In middle school, I joined the track team.
(If you know me personally, you may laugh.  ...Ok, that's enough.)

I wasn't popular, and there was a boy I liked and talked to next to never.  Or never.  He was on the track team.  It's not a very complicated story.
The first day, we had to run for practice (I was shocked and terrified).  This was torture, and I twisted my ankle.  The. first. day.
To this day, I can't remember if I actually physically twisted my ankle or if I "oh my goodness this is the worst thing ever" twisted my ankle.
This injury allowed me to go to one track meet and wear a very cute sweatshirt.  I was on the injured list.
And then it was over.  My track career... finished before it ever began.

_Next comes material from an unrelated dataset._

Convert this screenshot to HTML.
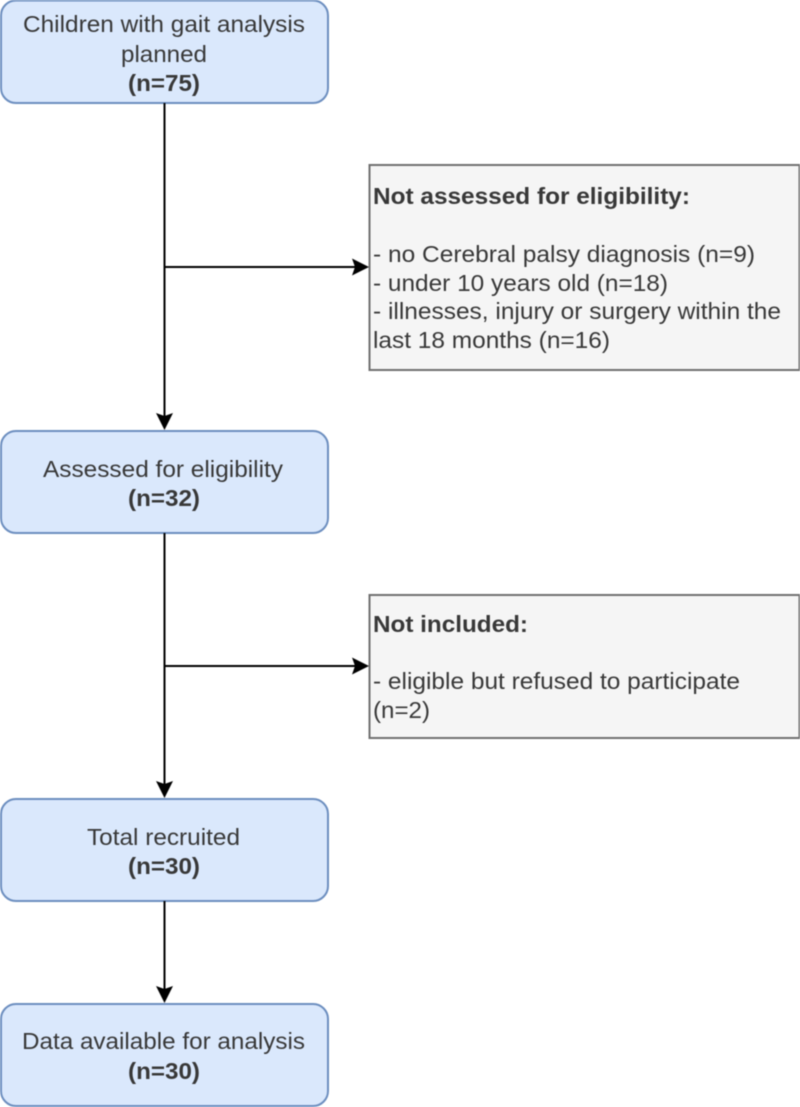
<!DOCTYPE html>
<html>
<head>
<meta charset="utf-8">
<style>
html,body{margin:0;padding:0;background:#fff;}
svg{display:block;filter:blur(0.45px);}
text{font-family:"Liberation Sans",Arial,sans-serif;font-size:23.5px;fill:#383838;}
.b{font-weight:bold;}
</style>
</head>
<body>
<svg width="800" height="1107" viewBox="0 0 800 1107" xmlns="http://www.w3.org/2000/svg">
<g fill="#dae8fc" stroke="#6c8ebf" stroke-width="2">
<rect x="1" y="0.500" width="327" height="102.500" rx="15"/>
<rect x="1" y="431" width="327" height="102" rx="15"/>
<rect x="1" y="799" width="327" height="102" rx="15"/>
<rect x="1" y="1004" width="327" height="102" rx="15"/>
</g>
<g fill="#f5f5f5" stroke="#707070" stroke-width="2">
<rect x="369.500" y="165" width="430" height="205"/>
<rect x="369.500" y="595" width="430" height="143"/>
</g>
<g stroke="#000" stroke-width="2" fill="none">
<path d="M164.500 103V418"/>
<path d="M164.500 267H357"/>
<path d="M164.500 533V786"/>
<path d="M164.500 666H357"/>
<path d="M164.500 901V991"/>
</g>
<g fill="#000">
<path d="M164.500 430l-8.500-17 8.500 3 8.500-3z"/>
<path d="M164.500 798l-8.500-17 8.500 3 8.500-3z"/>
<path d="M164.500 1003l-8.500-17 8.500 3 8.500-3z"/>
<path d="M369 267l-17-8.500 3 8.500-3 8.500z"/>
<path d="M369 666l-17-8.500 3 8.500-3 8.500z"/>
</g>
<text x="23" y="32" textLength="282" lengthAdjust="spacingAndGlyphs">Children with gait analysis</text>
<text x="121" y="62" textLength="86" lengthAdjust="spacingAndGlyphs">planned</text>
<text class="b" x="128" y="91" textLength="72" lengthAdjust="spacingAndGlyphs">(n=75)</text>
<text x="43" y="477" textLength="240" lengthAdjust="spacingAndGlyphs">Assessed for eligibility</text>
<text class="b" x="128" y="506" textLength="72" lengthAdjust="spacingAndGlyphs">(n=32)</text>
<text x="87" y="845" textLength="153" lengthAdjust="spacingAndGlyphs">Total recruited</text>
<text class="b" x="128" y="874" textLength="72" lengthAdjust="spacingAndGlyphs">(n=30)</text>
<text x="22" y="1049" textLength="283" lengthAdjust="spacingAndGlyphs">Data available for analysis</text>
<text class="b" x="128" y="1079" textLength="72" lengthAdjust="spacingAndGlyphs">(n=30)</text>
<text class="b" x="373" y="204" textLength="317" lengthAdjust="spacingAndGlyphs">Not assessed for eligibility:</text>
<text x="373" y="262" textLength="382" lengthAdjust="spacingAndGlyphs">- no Cerebral palsy diagnosis (n=9)</text>
<text x="373" y="291" textLength="295" lengthAdjust="spacingAndGlyphs">- under 10 years old (n=18)</text>
<text x="373" y="319" textLength="408" lengthAdjust="spacingAndGlyphs">- illnesses, injury or surgery within the</text>
<text x="373" y="348" textLength="237" lengthAdjust="spacingAndGlyphs">last 18 months (n=16)</text>
<text class="b" x="373" y="632" textLength="155" lengthAdjust="spacingAndGlyphs">Not included:</text>
<text x="373" y="689" textLength="367" lengthAdjust="spacingAndGlyphs">- eligible but refused to participate</text>
<text x="373" y="718" textLength="57" lengthAdjust="spacingAndGlyphs">(n=2)</text>
</svg>
</body>
</html>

Really though, it goes deeper than middle school track...

I have always loved journaling.  Wanting to be a writer since my seventh-grade creative writing class (which I will be writing about at some point), I've maintained an insatiable love of the blank page and the unmarked notebook.

I have a high stack of journals that are just half full.
They all start with such hopeful intentions of getting to that last page.
Years and years of the unfinished piled up in the spare bedroom closet.

Until this last year, I'm not sure I've ever finished out a journal to the last page.
This may seem silly, but it's always bothered me.  For years, I've carried a slight niggling dissatisfaction with the fact.  I even marked in one journal how far I'd gotten.


It was a little over half-way full.
Incidentally, this page was the last one I wrote on.  I think maybe I was 15.

I don't know if it's the love of pursuing something brand new or the fear of sticking it out that made me like this.  I think it was a little bit of both.

Mostly, though, my issue was probably (definitely) fear.
Many of these notebooks are riddled with unfulfilled promises to myself to be better, to be more committed.  Some have first paragraphs of stories I'd started with very high hopes.

Even now, typing this, I want to erase all that I've written here, throw away the pictures.
Frustration with myself at being this way, with having a difficult time telling you about it... All of it sits in my bones and I have to wage war to continue.  Slicing joint and marrow.  Pushing onward.

For an aspiring writer, you'd think I would've spent years staying up late, pouring my soul and sweat out over pages and pages with bruised, inked fingers to show for it (Oh, Jo March, how I envied you).
You'd think.

In Kevin Leman's book about Birth Order, he has a list of questions perfectionists should ask themselves.  One of them perfectly diagnoses my issue with finishes:
Do you tend to put things off because you feel you're not quite ready to do the job right?
 To which I can answer a resounding YES.

I guess that's why I'm starting here.
I don't want to put it off, telling you my story.  But you must know that it might be difficult for me to wrench it out.  My tendency is to hold my cards very close to the chest.

Here's my first card laid out on the green felt for you to see:
I can be so driven by fear that I don't take the risks I should take.
Also, perfectionism is not a strength (thanks again, Kevin Leman).

And now you have a little piece of my history and of my heart.  Please hold it carefully.